* _What is expected_:
Leave out the pictures and repeat the rest of the material exactly.

* _Data_:
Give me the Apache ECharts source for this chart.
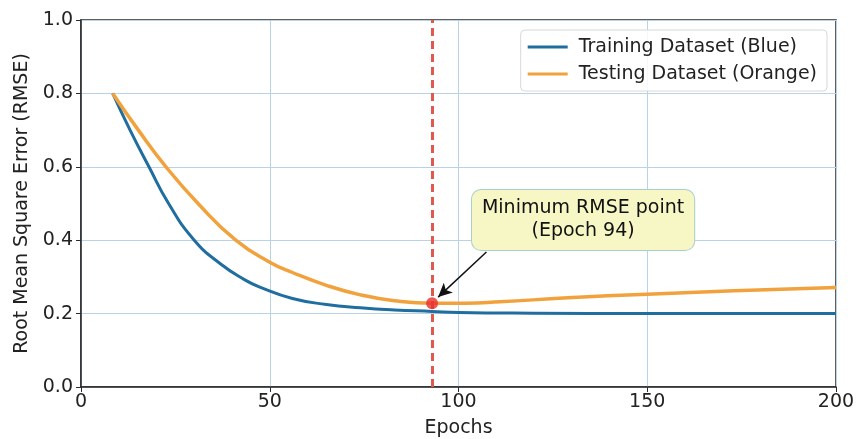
<!DOCTYPE html>
<html>
<head>
<meta charset="utf-8">
<script src="https://cdn.jsdelivr.net/npm/echarts@6/dist/echarts.min.js"></script>
<style>html,body{margin:0;padding:0;background:#fff}#c{width:856px;height:439px}</style>
</head>
<body>
<div id="c"></div>
<script>
var trainEpochs = [8.4, 13, 18, 23.2, 30, 37, 43.4, 47.4, 56, 65, 74, 83, 93, 100, 120, 150, 200];
var trainRMSE   = [0.80, 0.70, 0.60, 0.50, 0.40, 0.335, 0.292, 0.272, 0.241, 0.225, 0.216, 0.210, 0.206, 0.203, 0.201, 0.200, 0.200];
var testEpochs  = [8.4, 15.2, 22.5, 31, 41, 50, 56, 65, 74, 83, 93, 102, 111, 129, 150, 173, 200];
var testRMSE    = [0.80, 0.70, 0.60, 0.50, 0.40, 0.340, 0.312, 0.277, 0.251, 0.235, 0.228, 0.228, 0.232, 0.243, 0.253, 0.262, 0.271];
var minEpoch = 93;
var minValue = 0.228;
var annotationText = ['Minimum RMSE point', '(Epoch 94)'];
var annotationAt = [133, 0.455];
var arrowFrom = [107.4, 0.368];
var arrowTo = [94.6, 0.245];
var seriesNames = ['Training Dataset (Blue)', 'Testing Dataset (Orange)'];

function pairs(xs, ys) { return xs.map(function (x, i) { return [x, ys[i]]; }); }

var FONT = 'DejaVu Sans';
var BLUE = '#1f6e9f', ORANGE = '#f2a23c';
var chart = echarts.init(document.getElementById('c'), null, {renderer: 'canvas'});
chart.setOption({
  animation: false,
  textStyle: {fontFamily: FONT},
  grid: {left: 81, right: 20, top: 20, bottom: 52, outerBoundsMode: 'none', containLabel: false,
         show: true, borderColor: '#2b2b2b', borderWidth: 1.5, backgroundColor: 'transparent'},
  legend: {
    data: [
      {name: seriesNames[0], icon: 'rect', itemStyle: {color: BLUE}},
      {name: seriesNames[1], icon: 'rect', itemStyle: {color: ORANGE}}
    ],
    orient: 'vertical',
    right: 29, top: 30,
    itemWidth: 40, itemHeight: 3, itemGap: 5,
    padding: [6, 10, 6, 7],
    backgroundColor: 'rgba(255,255,255,0.85)',
    borderColor: '#d8d8d8', borderWidth: 1, borderRadius: 4,
    textStyle: {fontFamily: FONT, fontSize: 19, color: '#222', padding: [0, 0, 0, 6], lineHeight: 22}
  },
  xAxis: {
    type: 'value', min: 0, max: 200, interval: 50,
    name: 'Epochs', nameLocation: 'middle', nameGap: 32,
    nameTextStyle: {fontFamily: FONT, fontSize: 19, color: '#222'},
    axisLine: {show: true, lineStyle: {color: '#2b2b2b', width: 1.5}},
    axisTick: {show: true, inside: false, length: 5, lineStyle: {color: '#2b2b2b'}},
    axisLabel: {fontFamily: FONT, fontSize: 19, color: '#222', margin: 6},
    splitLine: {show: true, lineStyle: {color: '#b8d3e8', width: 1}}
  },
  yAxis: {
    type: 'value', min: 0, max: 1, interval: 0.2,
    name: 'Root Mean Square Error (RMSE)', nameLocation: 'middle', nameGap: 44,
    nameTextStyle: {fontFamily: FONT, fontSize: 19, color: '#222'},
    axisLine: {show: true, lineStyle: {color: '#2b2b2b', width: 1.5}},
    axisTick: {show: true, inside: false, length: 5, lineStyle: {color: '#2b2b2b'}},
    axisLabel: {fontFamily: FONT, fontSize: 19, color: '#222', margin: 8, formatter: function (v) { return v.toFixed(1); }},
    splitLine: {show: true, lineStyle: {color: '#b8d3e8', width: 1}}
  },
  series: [
    {
      name: seriesNames[0], type: 'line', data: pairs(trainEpochs, trainRMSE),
      smooth: 0.5, symbol: 'none',
      lineStyle: {color: BLUE, width: 3}, itemStyle: {color: BLUE}, z: 3
    },
    {
      name: seriesNames[1], type: 'line', data: pairs(testEpochs, testRMSE),
      smooth: 0.5, symbol: 'none',
      lineStyle: {color: ORANGE, width: 3.5}, itemStyle: {color: ORANGE}, z: 4,
      markLine: {
        silent: true, animation: false,
        data: [
          {xAxis: minEpoch, symbol: 'none', lineStyle: {color: '#df5a4c', width: 3, type: [8, 5]}, label: {show: false}},
          [
            {coord: arrowFrom, symbol: 'none', lineStyle: {color: '#111', width: 1.5, type: 'solid'}, label: {show: false}},
            {coord: arrowTo, symbol: 'arrow', symbolSize: [10, 14]}
          ]
        ],
        symbol: ['none', 'none']
      },
      markPoint: {
        silent: true, animation: false,
        data: [{
          coord: annotationAt, symbol: 'rect', symbolSize: 0,
          label: {
            show: true, position: 'inside', formatter: annotationText.join('\n'),
            fontFamily: FONT, fontSize: 19, lineHeight: 23, color: '#111', align: 'center',
            backgroundColor: '#f7f7c6', borderColor: '#a9cfc9', borderWidth: 1, borderRadius: 9,
            padding: [7, 10, 7, 10]
          }
        }]
      }
    },
    {
      name: 'min', type: 'scatter', data: [[minEpoch, minValue]],
      symbolSize: 12, itemStyle: {color: '#e8302c'}, z: 6
    }
  ]
});
</script>
</body>
</html>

* _Result_:
Give me the Apache ECharts source for this chart.
<!DOCTYPE html>
<html>
<head>
<meta charset="utf-8">
<script src="https://cdn.jsdelivr.net/npm/echarts@6/dist/echarts.min.js"></script>
<style>html,body{margin:0;padding:0;background:#fff}#c{width:856px;height:439px}</style>
</head>
<body>
<div id="c"></div>
<script>
var trainEpochs = [8.4, 13, 18, 23.2, 30, 37, 43.4, 47.4, 56, 65, 74, 83, 93, 100, 120, 150, 200];
var trainRMSE   = [0.80, 0.70, 0.60, 0.50, 0.40, 0.335, 0.292, 0.272, 0.241, 0.225, 0.216, 0.210, 0.206, 0.203, 0.201, 0.200, 0.200];
var testEpochs  = [8.4, 15.2, 22.5, 31, 41, 50, 56, 65, 74, 83, 93, 102, 111, 129, 150, 173, 200];
var testRMSE    = [0.80, 0.70, 0.60, 0.50, 0.40, 0.340, 0.312, 0.277, 0.251, 0.235, 0.228, 0.228, 0.232, 0.243, 0.253, 0.262, 0.271];
var minEpoch = 93;
var minValue = 0.228;
var annotationText = ['Minimum RMSE point', '(Epoch 94)'];
var annotationAt = [133, 0.455];
var arrowFrom = [107.4, 0.368];
var arrowTo = [94.6, 0.245];
var seriesNames = ['Training Dataset (Blue)', 'Testing Dataset (Orange)'];

function pairs(xs, ys) { return xs.map(function (x, i) { return [x, ys[i]]; }); }

var FONT = 'DejaVu Sans';
var BLUE = '#1f6e9f', ORANGE = '#f2a23c';
var chart = echarts.init(document.getElementById('c'), null, {renderer: 'canvas'});
chart.setOption({
  animation: false,
  textStyle: {fontFamily: FONT},
  grid: {left: 81, right: 20, top: 20, bottom: 52, outerBoundsMode: 'none', containLabel: false,
         show: true, borderColor: '#2b2b2b', borderWidth: 1.5, backgroundColor: 'transparent'},
  legend: {
    data: [
      {name: seriesNames[0], icon: 'rect', itemStyle: {color: BLUE}},
      {name: seriesNames[1], icon: 'rect', itemStyle: {color: ORANGE}}
    ],
    orient: 'vertical',
    right: 29, top: 30,
    itemWidth: 40, itemHeight: 3, itemGap: 5,
    padding: [6, 10, 6, 7],
    backgroundColor: 'rgba(255,255,255,0.85)',
    borderColor: '#d8d8d8', borderWidth: 1, borderRadius: 4,
    textStyle: {fontFamily: FONT, fontSize: 19, color: '#222', padding: [0, 0, 0, 6], lineHeight: 22}
  },
  xAxis: {
    type: 'value', min: 0, max: 200, interval: 50,
    name: 'Epochs', nameLocation: 'middle', nameGap: 32,
    nameTextStyle: {fontFamily: FONT, fontSize: 19, color: '#222'},
    axisLine: {show: true, lineStyle: {color: '#2b2b2b', width: 1.5}},
    axisTick: {show: true, inside: false, length: 5, lineStyle: {color: '#2b2b2b'}},
    axisLabel: {fontFamily: FONT, fontSize: 19, color: '#222', margin: 6},
    splitLine: {show: true, lineStyle: {color: '#b8d3e8', width: 1}}
  },
  yAxis: {
    type: 'value', min: 0, max: 1, interval: 0.2,
    name: 'Root Mean Square Error (RMSE)', nameLocation: 'middle', nameGap: 44,
    nameTextStyle: {fontFamily: FONT, fontSize: 19, color: '#222'},
    axisLine: {show: true, lineStyle: {color: '#2b2b2b', width: 1.5}},
    axisTick: {show: true, inside: false, length: 5, lineStyle: {color: '#2b2b2b'}},
    axisLabel: {fontFamily: FONT, fontSize: 19, color: '#222', margin: 8, formatter: function (v) { return v.toFixed(1); }},
    splitLine: {show: true, lineStyle: {color: '#b8d3e8', width: 1}}
  },
  series: [
    {
      name: seriesNames[0], type: 'line', data: pairs(trainEpochs, trainRMSE),
      smooth: 0.5, symbol: 'none',
      lineStyle: {color: BLUE, width: 3}, itemStyle: {color: BLUE}, z: 3
    },
    {
      name: seriesNames[1], type: 'line', data: pairs(testEpochs, testRMSE),
      smooth: 0.5, symbol: 'none',
      lineStyle: {color: ORANGE, width: 3.5}, itemStyle: {color: ORANGE}, z: 4,
      markLine: {
        silent: true, animation: false,
        data: [
          {xAxis: minEpoch, symbol: 'none', lineStyle: {color: '#df5a4c', width: 3, type: [8, 5]}, label: {show: false}},
          [
            {coord: arrowFrom, symbol: 'none', lineStyle: {color: '#111', width: 1.5, type: 'solid'}, label: {show: false}},
            {coord: arrowTo, symbol: 'arrow', symbolSize: [10, 14]}
          ]
        ],
        symbol: ['none', 'none']
      },
      markPoint: {
        silent: true, animation: false,
        data: [{
          coord: annotationAt, symbol: 'rect', symbolSize: 0,
          label: {
            show: true, position: 'inside', formatter: annotationText.join('\n'),
            fontFamily: FONT, fontSize: 19, lineHeight: 23, color: '#111', align: 'center',
            backgroundColor: '#f7f7c6', borderColor: '#a9cfc9', borderWidth: 1, borderRadius: 9,
            padding: [7, 10, 7, 10]
          }
        }]
      }
    },
    {
      name: 'min', type: 'scatter', data: [[minEpoch, minValue]],
      symbolSize: 12, itemStyle: {color: '#e8302c'}, z: 6
    }
  ]
});
</script>
</body>
</html>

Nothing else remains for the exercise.